Transcribe the records that follow in their entirety, omitting any pictures.
* Start *
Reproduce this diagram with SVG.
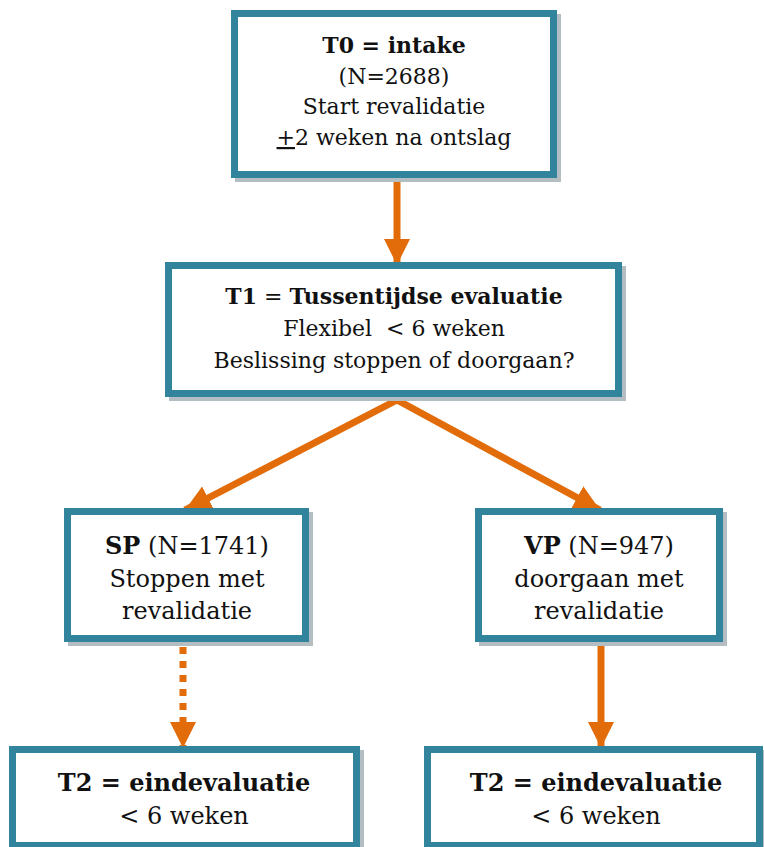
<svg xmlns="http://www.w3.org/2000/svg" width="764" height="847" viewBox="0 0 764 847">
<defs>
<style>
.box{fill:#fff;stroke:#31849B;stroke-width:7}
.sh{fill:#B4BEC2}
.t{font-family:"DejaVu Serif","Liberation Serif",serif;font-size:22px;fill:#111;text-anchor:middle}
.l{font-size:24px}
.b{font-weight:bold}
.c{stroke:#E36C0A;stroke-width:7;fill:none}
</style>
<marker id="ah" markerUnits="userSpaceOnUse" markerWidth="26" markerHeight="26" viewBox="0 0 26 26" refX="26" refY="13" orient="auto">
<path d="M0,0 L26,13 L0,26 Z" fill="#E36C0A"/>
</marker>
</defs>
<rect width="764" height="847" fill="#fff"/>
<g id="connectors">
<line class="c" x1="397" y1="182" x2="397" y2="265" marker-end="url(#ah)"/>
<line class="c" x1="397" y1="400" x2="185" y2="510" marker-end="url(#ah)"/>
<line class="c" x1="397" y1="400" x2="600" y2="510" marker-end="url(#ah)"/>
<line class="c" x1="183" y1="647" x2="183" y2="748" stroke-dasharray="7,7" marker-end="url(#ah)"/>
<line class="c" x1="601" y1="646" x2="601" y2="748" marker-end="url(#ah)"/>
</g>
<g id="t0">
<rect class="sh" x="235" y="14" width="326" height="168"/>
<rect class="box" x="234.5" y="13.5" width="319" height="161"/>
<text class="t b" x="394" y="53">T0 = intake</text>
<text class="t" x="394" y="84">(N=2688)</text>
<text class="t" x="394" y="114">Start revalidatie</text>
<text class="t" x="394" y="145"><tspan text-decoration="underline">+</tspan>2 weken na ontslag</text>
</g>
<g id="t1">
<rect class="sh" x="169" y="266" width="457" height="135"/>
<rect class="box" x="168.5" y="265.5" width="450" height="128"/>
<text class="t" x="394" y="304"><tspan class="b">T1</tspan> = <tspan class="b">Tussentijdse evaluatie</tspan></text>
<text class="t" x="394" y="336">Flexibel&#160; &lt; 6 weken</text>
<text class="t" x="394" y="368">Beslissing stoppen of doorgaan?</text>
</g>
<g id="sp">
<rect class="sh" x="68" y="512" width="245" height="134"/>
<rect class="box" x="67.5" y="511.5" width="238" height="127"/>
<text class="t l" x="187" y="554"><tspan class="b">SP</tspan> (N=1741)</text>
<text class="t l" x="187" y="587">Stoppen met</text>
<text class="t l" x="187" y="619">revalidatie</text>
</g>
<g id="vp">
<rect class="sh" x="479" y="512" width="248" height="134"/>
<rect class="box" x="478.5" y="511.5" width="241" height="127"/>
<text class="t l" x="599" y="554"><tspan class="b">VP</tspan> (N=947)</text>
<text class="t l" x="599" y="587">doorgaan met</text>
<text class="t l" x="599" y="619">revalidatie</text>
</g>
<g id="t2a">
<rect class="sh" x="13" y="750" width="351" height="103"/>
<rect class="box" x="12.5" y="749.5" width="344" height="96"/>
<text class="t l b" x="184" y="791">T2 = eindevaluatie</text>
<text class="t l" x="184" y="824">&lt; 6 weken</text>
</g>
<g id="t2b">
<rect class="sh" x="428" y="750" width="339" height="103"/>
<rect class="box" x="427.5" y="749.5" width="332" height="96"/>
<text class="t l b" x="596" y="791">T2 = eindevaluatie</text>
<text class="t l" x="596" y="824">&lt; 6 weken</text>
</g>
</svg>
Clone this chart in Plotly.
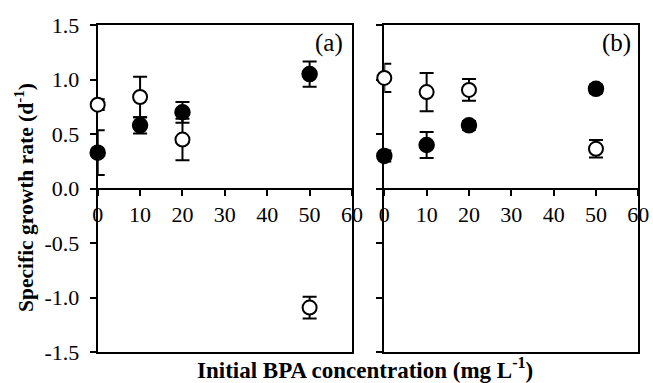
* End *
- _Full response_:
Reproduce this diagram with SVG.
<svg xmlns="http://www.w3.org/2000/svg" width="764" height="847" viewBox="0 0 764 847">
<defs>
<style>
.box{fill:#fff;stroke:#31849B;stroke-width:7}
.sh{fill:#B4BEC2}
.t{font-family:"DejaVu Serif","Liberation Serif",serif;font-size:22px;fill:#111;text-anchor:middle}
.l{font-size:24px}
.b{font-weight:bold}
.c{stroke:#E36C0A;stroke-width:7;fill:none}
</style>
<marker id="ah" markerUnits="userSpaceOnUse" markerWidth="26" markerHeight="26" viewBox="0 0 26 26" refX="26" refY="13" orient="auto">
<path d="M0,0 L26,13 L0,26 Z" fill="#E36C0A"/>
</marker>
</defs>
<rect width="764" height="847" fill="#fff"/>
<g id="connectors">
<line class="c" x1="397" y1="182" x2="397" y2="265" marker-end="url(#ah)"/>
<line class="c" x1="397" y1="400" x2="185" y2="510" marker-end="url(#ah)"/>
<line class="c" x1="397" y1="400" x2="600" y2="510" marker-end="url(#ah)"/>
<line class="c" x1="183" y1="647" x2="183" y2="748" stroke-dasharray="7,7" marker-end="url(#ah)"/>
<line class="c" x1="601" y1="646" x2="601" y2="748" marker-end="url(#ah)"/>
</g>
<g id="t0">
<rect class="sh" x="235" y="14" width="326" height="168"/>
<rect class="box" x="234.5" y="13.5" width="319" height="161"/>
<text class="t b" x="394" y="53">T0 = intake</text>
<text class="t" x="394" y="84">(N=2688)</text>
<text class="t" x="394" y="114">Start revalidatie</text>
<text class="t" x="394" y="145"><tspan text-decoration="underline">+</tspan>2 weken na ontslag</text>
</g>
<g id="t1">
<rect class="sh" x="169" y="266" width="457" height="135"/>
<rect class="box" x="168.5" y="265.5" width="450" height="128"/>
<text class="t" x="394" y="304"><tspan class="b">T1</tspan> = <tspan class="b">Tussentijdse evaluatie</tspan></text>
<text class="t" x="394" y="336">Flexibel&#160; &lt; 6 weken</text>
<text class="t" x="394" y="368">Beslissing stoppen of doorgaan?</text>
</g>
<g id="sp">
<rect class="sh" x="68" y="512" width="245" height="134"/>
<rect class="box" x="67.5" y="511.5" width="238" height="127"/>
<text class="t l" x="187" y="554"><tspan class="b">SP</tspan> (N=1741)</text>
<text class="t l" x="187" y="587">Stoppen met</text>
<text class="t l" x="187" y="619">revalidatie</text>
</g>
<g id="vp">
<rect class="sh" x="479" y="512" width="248" height="134"/>
<rect class="box" x="478.5" y="511.5" width="241" height="127"/>
<text class="t l" x="599" y="554"><tspan class="b">VP</tspan> (N=947)</text>
<text class="t l" x="599" y="587">doorgaan met</text>
<text class="t l" x="599" y="619">revalidatie</text>
</g>
<g id="t2a">
<rect class="sh" x="13" y="750" width="351" height="103"/>
<rect class="box" x="12.5" y="749.5" width="344" height="96"/>
<text class="t l b" x="184" y="791">T2 = eindevaluatie</text>
<text class="t l" x="184" y="824">&lt; 6 weken</text>
</g>
<g id="t2b">
<rect class="sh" x="428" y="750" width="339" height="103"/>
<rect class="box" x="427.5" y="749.5" width="332" height="96"/>
<text class="t l b" x="596" y="791">T2 = eindevaluatie</text>
<text class="t l" x="596" y="824">&lt; 6 weken</text>
</g>
</svg>
Clone this chart in Plotly.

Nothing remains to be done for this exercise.